Money does matter, of course. Because it exerts enormous psychological power over our lives and enormous impact in the real world, money offers us a profound subject for reflection and a means of self-knowledge. Money touches upon every aspect of our lives and acts like a magnifying glass on every attitude, hope, fear, and habit that we possess. And on that basis, I believe, it’s so interesting that almost all of us can find a way to put ourselves on good terms with it–even me. The truth is, I am ready to stop fearing money. That does not mean adopting the persona of a hotshot investor or the anxiety of a late-starting saver, but to be an inquirer: to explore what my relationship to money is, and how changing it could improve things for me and my loved ones.
Every money question is also a profound life question, and in my life I want to seek a deep understanding about important issues like security, power, comfort. How much of these good things are in my hands, how much not? What is their ultimate source? Certainly I can find security in a plump annuity, but also in the relationships I cultivate with others, with my own soul, and with God. There is the safety born of a rich, mutually helpful relationship with family and neighbors. The power that comes with spiritual centeredness. The security of knowing one’s calling. As Friedrich Nietzsche wrote, “He who knows the why of his life can make do with almost any how.”
I have to be careful not to end up in financial fairyland, of course. Money issues–the hard need to save, invest, and manage my resources–push me out of my private safety zone and into a reeling world of contradiction, choices, and concerns. I accept the necessity of sacrificing time and effort for the sake of my future and the well-being of those I love. But I cannot hide from the fact that money issues place me in the thick of an economic system that is both miraculously productive and deeply unfair, and that I must find my place within it and a platform from which to take it to task. Ironically, as much as I have protested in the past that money doesn’t really matter, I realize now that it helps me find out what sort of human being I am–what I am willing to do to obtain material security and what I am not willing to do.
And so, steering clear of both the golden vision of perfect security and the reflexive retreat from what scares me, I propose to pay attention to money not just as a practical necessity (which it is) but also as an inquiry into what I value. I hope to scorn nothing that helps me better understand what money means to me (from self-help books to stockbrokers), and at the same time to avoid all prepackaged answers, whether from self-help books or stockbrokers. I hope to live in the security and safety–and the danger and excitement–of the search as I go.

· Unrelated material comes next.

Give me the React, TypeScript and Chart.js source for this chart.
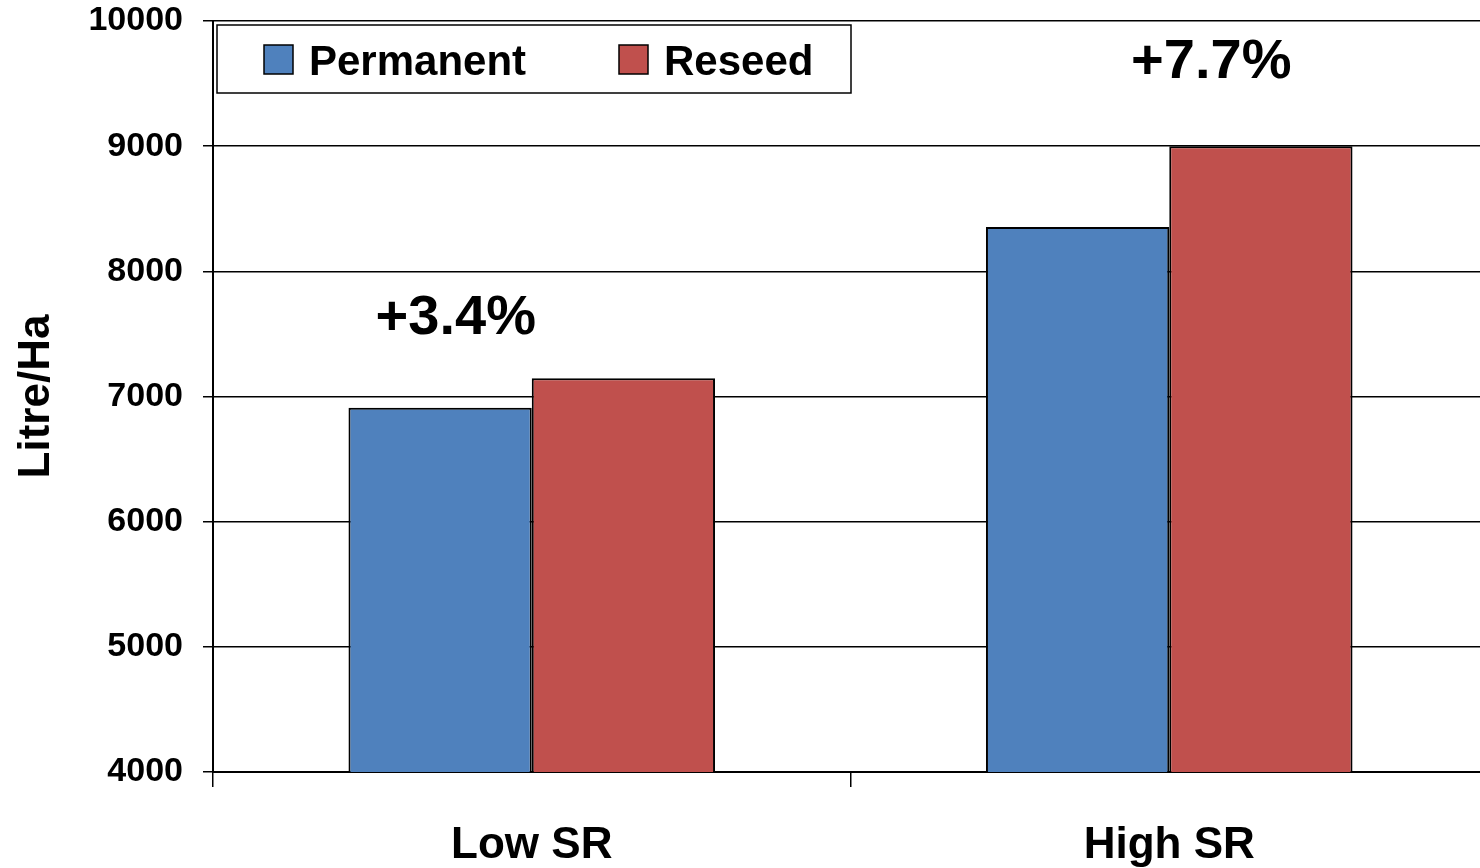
import React, { useEffect, useRef } from "react";
import { Chart, registerables } from "chart.js";

Chart.register(...registerables);

const categories = ["Low SR", "High SR"];
const seriesNames = ["Permanent", "Reseed"];
const permanentValues = [6910, 8355];
const reseedValues = [7145, 9000];
const seriesColors = ["#4F81BD", "#C0504D"];
const annotationLabels = ["+3.4%", "+7.7%"];
const annotationValues = [7620, 9670];
const yTicks = [4000, 5000, 6000, 7000, 8000, 9000, 10000];

const FONT = "'Liberation Sans', Arial, Helvetica, sans-serif";

const overlayPlugin = {
  id: "overlay",
  afterDraw(chart: any) {
    const { ctx, chartArea, scales } = chart;
    const x = scales.x;
    const y = scales.y;
    ctx.save();
    // annotations
    const offsets = [-76, 42];
    ctx.fillStyle = "#000";
    ctx.font = `bold 56px ${FONT}`;
    ctx.textAlign = "center";
    ctx.textBaseline = "middle";
    annotationLabels.forEach((t, i) => {
      const px = x.getPixelForValue(i) + offsets[i];
      const py = y.getPixelForValue(annotationValues[i]);
      ctx.fillText(t, px, py);
    });
    // legend box
    const bx = chartArea.left + 4;
    const by = chartArea.top + 4;
    const bw = 634;
    const bh = 68;
    ctx.fillStyle = "#fff";
    ctx.fillRect(bx, by, bw, bh);
    ctx.strokeStyle = "#000";
    ctx.lineWidth = 1.5;
    ctx.strokeRect(bx, by, bw, bh);
    const itemX = [bx + 47, bx + 402];
    ctx.font = `bold 42px ${FONT}`;
    ctx.textAlign = "left";
    ctx.textBaseline = "alphabetic";
    seriesNames.forEach((name, i) => {
      ctx.fillStyle = seriesColors[i];
      ctx.fillRect(itemX[i], by + 20, 29, 29);
      ctx.strokeStyle = "#000";
      ctx.lineWidth = 1.5;
      ctx.strokeRect(itemX[i], by + 20, 29, 29);
      ctx.fillStyle = "#000";
      ctx.fillText(name, itemX[i] + 45, by + 50);
    });
    ctx.restore();
  },
};

export default function App() {
  const ref = useRef<HTMLCanvasElement>(null);
  useEffect(() => {
    if (!ref.current) return;
    const chart = new Chart(ref.current, {
      type: "bar",
      data: {
        labels: categories,
        datasets: [
          {
            label: seriesNames[0],
            data: permanentValues,
            backgroundColor: seriesColors[0],
            borderColor: "#000",
            borderWidth: 2,
            barPercentage: 1,
            categoryPercentage: 0.575,
          },
          {
            label: seriesNames[1],
            data: reseedValues,
            backgroundColor: seriesColors[1],
            borderColor: "#000",
            borderWidth: 2,
            barPercentage: 1,
            categoryPercentage: 0.575,
          },
        ],
      },
      options: {
        animation: false,
        responsive: true,
        maintainAspectRatio: false,
        layout: { padding: { top: 0, left: 0, right: 0, bottom: 0 } },
        plugins: {
          legend: { display: false },
          tooltip: { enabled: false },
        },
        scales: {
          x: {
            offset: true,
            grid: {
              display: true,
              offset: true,
              drawOnChartArea: false,
              drawTicks: true,
              tickLength: 15,
              color: "#000",
              lineWidth: 1.5,
            },
            border: { display: true, color: "#000", width: 2 },
            ticks: {
              color: "#000",
              font: { family: FONT, size: 44, weight: "bold" },
              padding: 32,
              maxRotation: 0,
            },
            afterFit: (s: any) => {
              s.height = 96;
            },
          },
          y: {
            min: 4000,
            max: 10000,
            afterBuildTicks: (s: any) => {
              s.ticks = yTicks.map((v) => ({ value: v }));
            },
            grid: {
              color: "#000",
              lineWidth: 1.5,
              tickLength: 10,
            },
            border: { display: true, color: "#000", width: 2 },
            ticks: {
              color: "#000",
              font: { family: FONT, size: 34, weight: "bold" },
              padding: 20,
              callback: (v: any) => String(v),
            },
            title: {
              display: true,
              text: "Litre/Ha",
              color: "#000",
              font: { family: FONT, size: 44, weight: "bold", lineHeight: 1 },
              padding: { top: 15, bottom: 0 },
            },
            afterFit: (s: any) => {
              s.width = 213;
              s.paddingTop = 21;
              s.paddingBottom = 0;
            },
          },
        },
      },
      plugins: [overlayPlugin],
    });
    return () => chart.destroy();
  }, []);
  return (
    <div
      style={{
        position: "absolute",
        left: 0,
        top: 0,
        width: 1480,
        height: 868,
        overflow: "hidden",
        background: "#fff",
      }}
    >
      <div style={{ position: "relative", width: 1488, height: 868 }}>
        <canvas ref={ref} />
      </div>
    </div>
  );
}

Because nothing has more power than money to show me where I am powerless; where I need to seek help and find faith, where my efforts end and something more powerful simply has to take over, I intend to embrace money as one of those unsettling teachers that the Buddhists like to talk about–a former enemy, now an uneasy friend, who knows my weaknesses and will slap me down smartly if I show it too little respect.
And so instead of just “managing” money, I’d like to live with it in a bracing relationship, a sort of marriage, that will keep me on my toes, questing and learning, as long as I live.
Jon Spayde is a senior editor of Utne.